I am not in any way attempting to explain the psychology of suicide nor am I purporting to understand complex human behaviour and relationships. All I'm saying is sometimes the people around us,whom we interact with regularly may find themselves forced to be something they really are not in order to fit societal expectations. We too may find ourselves being pressured into behaving in a certain to please those around us, but the best one can do is to be themselves, because after all how much do I really know the next person.
Welcome all...!!!
This is me, this is real and I believe I'm exactly where I'm supposed to be for now. I know I have not arrived, but I take each day at a time as I reach forth for what God has in store for me, one day and one moment at a time. I love life and I love to see people living to the fullest, maximising their potential. I believe life is for living so live each day as if its your last.
Monday, April 11, 2011
Friday, April 8, 2011
As I was saying
So I wrote this amazing piece to share with you guys, happily pressed the POST button, then went my way thinking all is well. It was only when a dear friend brought that to my attention that I went in to read my blog only to be met by a blank. So here am I again desperately trying to remember the major points I had highlighted, on the upside I'm sure this will be fresher than the one I lost.
Well we were driving home from work the other day with one of my girlfriends that my mind drifted again to the issue of masks and how they are so useful at times. For example in my family and marriage I find myself to be the reserved one,such that sometimes I have to endure listwning to stories for the third and fourth time. Not that I mind really but I don't normally alert the story-teller that I have heard it before, instead I usually just nod along and laugh as heartily as the day I first heard it. Now some may say that's hypocrisy but hey we all do it at some point, tell me who can honestly say they have never gone along with some crazy idea from their loved one just because they didn't want to hurt their feelings. Those of us who are parents know all too well how satisfying it is to make your child's eyes sparkle as you go along with their schemes. It may be playing horsey with dad, when dad is dog-tired and would rather plomp in front of the TV, or having to run outside and look at that beautiful butterfly while your precious dinner is about to burn. We all know as parents we always obliging because it brings joy to the child,and yes that's pretence because you would rather be doing something. This simply shows that masks are a necessity the only problem arises when one decides to make the mask their identity,that is when instead of taking off the mask when it has served its purpose one continues to adopt the behaviour as theirs permanently. An extreme example would be when one ends up being overly permissive to anyone who demands anything of them simply because one is afraid of falling out of favour. There is a time to let people have their way even if you may not like it, sometimes you just need to put on a smiling face and oblige, hence the expressing braving it. But there is also a time to put your foot down and let people know where you stand,something I am working on by the day. On a more serious note some of us have worn masks for so long that we need to relearn who we are, and that is only possible when we go to God and let Him peel off the layers of masks we have worn so the world can accept us.

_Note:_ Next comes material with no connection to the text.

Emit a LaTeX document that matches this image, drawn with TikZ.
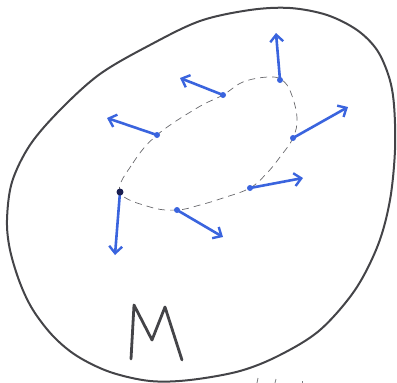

Well we were driving home from work the other day with one of my girlfriends that my mind drifted again to the issue of masks and how they are so useful at times. For example in my family and marriage I find myself to be the reserved one,such that sometimes I have to endure listwning to stories for the third and fourth time. Not that I mind really but I don't normally alert the story-teller that I have heard it before, instead I usually just nod along and laugh as heartily as the day I first heard it. Now some may say that's hypocrisy but hey we all do it at some point, tell me who can honestly say they have never gone along with some crazy idea from their loved one just because they didn't want to hurt their feelings. Those of us who are parents know all too well how satisfying it is to make your child's eyes sparkle as you go along with their schemes. It may be playing horsey with dad, when dad is dog-tired and would rather plomp in front of the TV, or having to run outside and look at that beautiful butterfly while your precious dinner is about to burn. We all know as parents we always obliging because it brings joy to the child,and yes that's pretence because you would rather be doing something. This simply shows that masks are a necessity the only problem arises when one decides to make the mask their identity,that is when instead of taking off the mask when it has served its purpose one continues to adopt the behaviour as theirs permanently. An extreme example would be when one ends up being overly permissive to anyone who demands anything of them simply because one is afraid of falling out of favour. There is a time to let people have their way even if you may not like it, sometimes you just need to put on a smiling face and oblige, hence the expressing braving it. But there is also a time to put your foot down and let people know where you stand,something I am working on by the day. On a more serious note some of us have worn masks for so long that we need to relearn who we are, and that is only possible when we go to God and let Him peel off the layers of masks we have worn so the world can accept us.